Supplied data:
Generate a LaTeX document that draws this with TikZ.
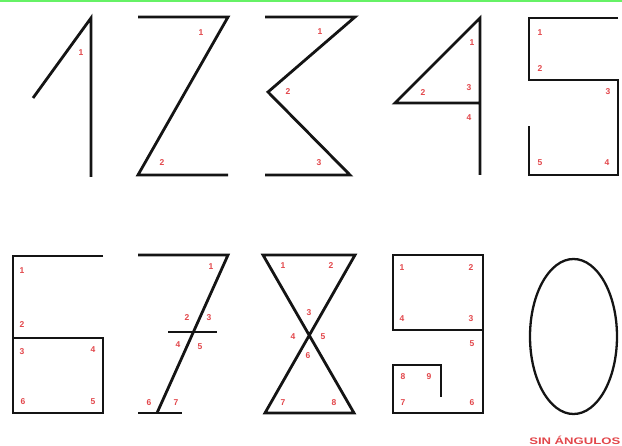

--

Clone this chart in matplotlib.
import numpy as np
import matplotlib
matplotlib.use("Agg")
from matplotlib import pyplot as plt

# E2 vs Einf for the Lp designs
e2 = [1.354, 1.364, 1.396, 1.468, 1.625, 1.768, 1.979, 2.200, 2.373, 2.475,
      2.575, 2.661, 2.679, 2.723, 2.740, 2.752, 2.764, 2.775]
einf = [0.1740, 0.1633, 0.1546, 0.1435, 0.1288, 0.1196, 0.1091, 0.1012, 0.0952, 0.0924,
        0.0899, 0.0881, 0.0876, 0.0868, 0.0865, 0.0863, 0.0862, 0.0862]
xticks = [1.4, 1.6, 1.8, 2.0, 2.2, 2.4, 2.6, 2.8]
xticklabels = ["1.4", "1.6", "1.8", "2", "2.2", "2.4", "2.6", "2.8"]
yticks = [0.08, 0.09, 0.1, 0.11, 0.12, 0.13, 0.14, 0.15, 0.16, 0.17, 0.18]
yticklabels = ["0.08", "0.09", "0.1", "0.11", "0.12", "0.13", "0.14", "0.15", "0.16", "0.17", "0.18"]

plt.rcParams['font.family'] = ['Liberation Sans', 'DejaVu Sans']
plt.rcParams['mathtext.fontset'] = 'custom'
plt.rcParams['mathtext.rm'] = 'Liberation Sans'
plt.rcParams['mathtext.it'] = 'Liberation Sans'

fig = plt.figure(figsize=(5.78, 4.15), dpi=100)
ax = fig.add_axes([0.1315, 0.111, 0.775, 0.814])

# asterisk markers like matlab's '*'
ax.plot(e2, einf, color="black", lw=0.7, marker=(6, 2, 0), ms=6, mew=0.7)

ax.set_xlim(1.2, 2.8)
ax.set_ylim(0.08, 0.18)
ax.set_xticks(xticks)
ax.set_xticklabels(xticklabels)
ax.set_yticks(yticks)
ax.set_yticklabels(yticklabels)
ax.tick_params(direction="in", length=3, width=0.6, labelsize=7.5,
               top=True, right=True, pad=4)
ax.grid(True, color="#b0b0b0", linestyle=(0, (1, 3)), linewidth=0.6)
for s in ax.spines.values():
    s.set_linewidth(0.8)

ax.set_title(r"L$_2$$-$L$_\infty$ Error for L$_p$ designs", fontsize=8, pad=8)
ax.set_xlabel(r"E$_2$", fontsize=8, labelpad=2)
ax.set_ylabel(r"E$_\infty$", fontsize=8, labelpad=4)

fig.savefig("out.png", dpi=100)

...

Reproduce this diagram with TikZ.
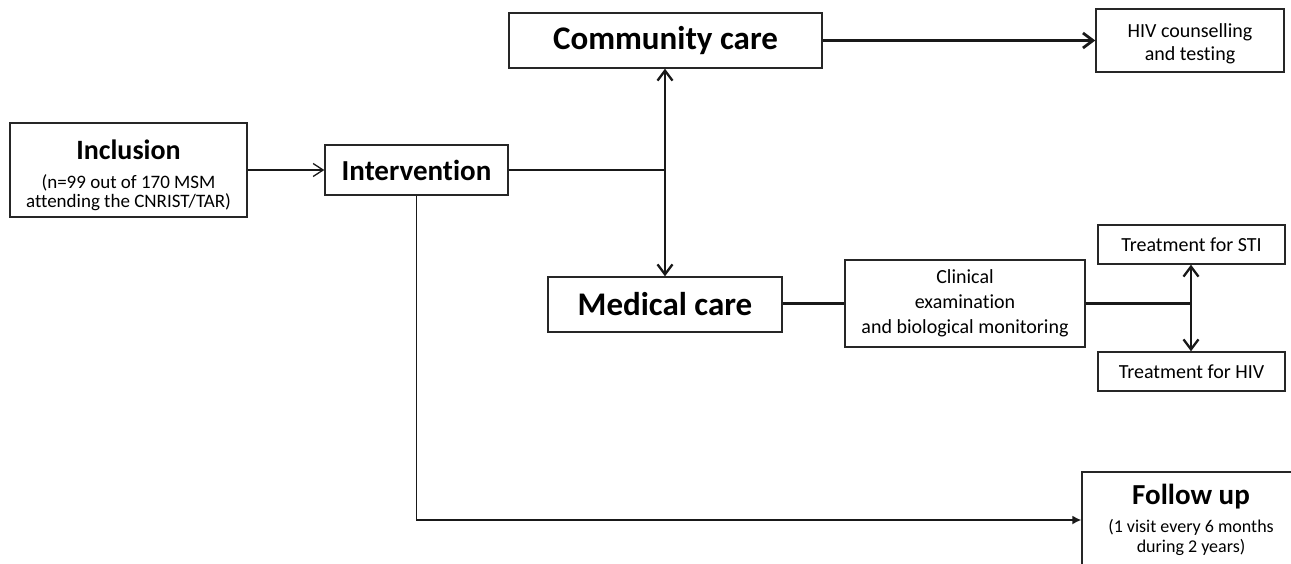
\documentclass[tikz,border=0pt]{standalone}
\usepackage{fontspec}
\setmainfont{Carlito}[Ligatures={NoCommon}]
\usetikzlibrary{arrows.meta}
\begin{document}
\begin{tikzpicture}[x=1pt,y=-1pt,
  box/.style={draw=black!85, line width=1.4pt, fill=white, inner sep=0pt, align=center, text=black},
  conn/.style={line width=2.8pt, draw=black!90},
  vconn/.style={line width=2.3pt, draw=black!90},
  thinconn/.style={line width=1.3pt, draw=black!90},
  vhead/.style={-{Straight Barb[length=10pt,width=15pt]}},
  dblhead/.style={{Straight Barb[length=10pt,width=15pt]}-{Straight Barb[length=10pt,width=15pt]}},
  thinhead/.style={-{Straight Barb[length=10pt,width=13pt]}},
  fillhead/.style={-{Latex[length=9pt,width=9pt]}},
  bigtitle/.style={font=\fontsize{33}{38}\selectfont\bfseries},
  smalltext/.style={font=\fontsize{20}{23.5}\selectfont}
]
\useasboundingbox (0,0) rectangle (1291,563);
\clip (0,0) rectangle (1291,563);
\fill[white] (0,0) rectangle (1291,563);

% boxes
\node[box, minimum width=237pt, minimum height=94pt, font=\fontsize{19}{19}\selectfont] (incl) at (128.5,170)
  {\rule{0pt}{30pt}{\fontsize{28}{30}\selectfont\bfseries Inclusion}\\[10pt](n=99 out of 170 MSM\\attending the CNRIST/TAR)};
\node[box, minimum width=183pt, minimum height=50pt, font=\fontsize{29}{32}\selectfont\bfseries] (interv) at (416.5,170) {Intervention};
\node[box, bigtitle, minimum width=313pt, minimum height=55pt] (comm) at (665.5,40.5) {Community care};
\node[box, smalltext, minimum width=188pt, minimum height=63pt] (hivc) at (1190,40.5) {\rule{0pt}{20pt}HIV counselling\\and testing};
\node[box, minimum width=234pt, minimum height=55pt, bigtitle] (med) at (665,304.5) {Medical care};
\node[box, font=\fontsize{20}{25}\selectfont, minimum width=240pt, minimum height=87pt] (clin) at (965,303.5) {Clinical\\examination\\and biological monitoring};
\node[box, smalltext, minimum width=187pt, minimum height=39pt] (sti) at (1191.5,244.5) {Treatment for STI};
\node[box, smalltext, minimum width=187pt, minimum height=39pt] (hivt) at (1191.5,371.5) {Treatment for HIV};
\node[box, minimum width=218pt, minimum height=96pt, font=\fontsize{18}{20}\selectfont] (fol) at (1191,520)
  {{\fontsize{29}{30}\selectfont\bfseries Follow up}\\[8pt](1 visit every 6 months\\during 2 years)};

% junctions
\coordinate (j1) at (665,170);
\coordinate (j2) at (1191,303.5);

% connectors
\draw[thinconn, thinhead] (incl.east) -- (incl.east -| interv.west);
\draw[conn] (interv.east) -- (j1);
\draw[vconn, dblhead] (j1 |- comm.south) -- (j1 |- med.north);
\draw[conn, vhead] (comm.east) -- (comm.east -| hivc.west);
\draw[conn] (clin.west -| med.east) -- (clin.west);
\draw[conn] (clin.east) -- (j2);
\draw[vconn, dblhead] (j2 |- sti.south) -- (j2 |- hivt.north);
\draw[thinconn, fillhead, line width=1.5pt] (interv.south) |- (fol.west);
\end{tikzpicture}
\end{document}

The request:
Nothing but the lines from the one with "Clone this chart in matplotlib." through the one with "from matplotlib import pyplot as plt" should be repeated, and each exactly.

Result for this exercise:
Clone this chart in matplotlib.
import numpy as np
import matplotlib
matplotlib.use("Agg")
from matplotlib import pyplot as plt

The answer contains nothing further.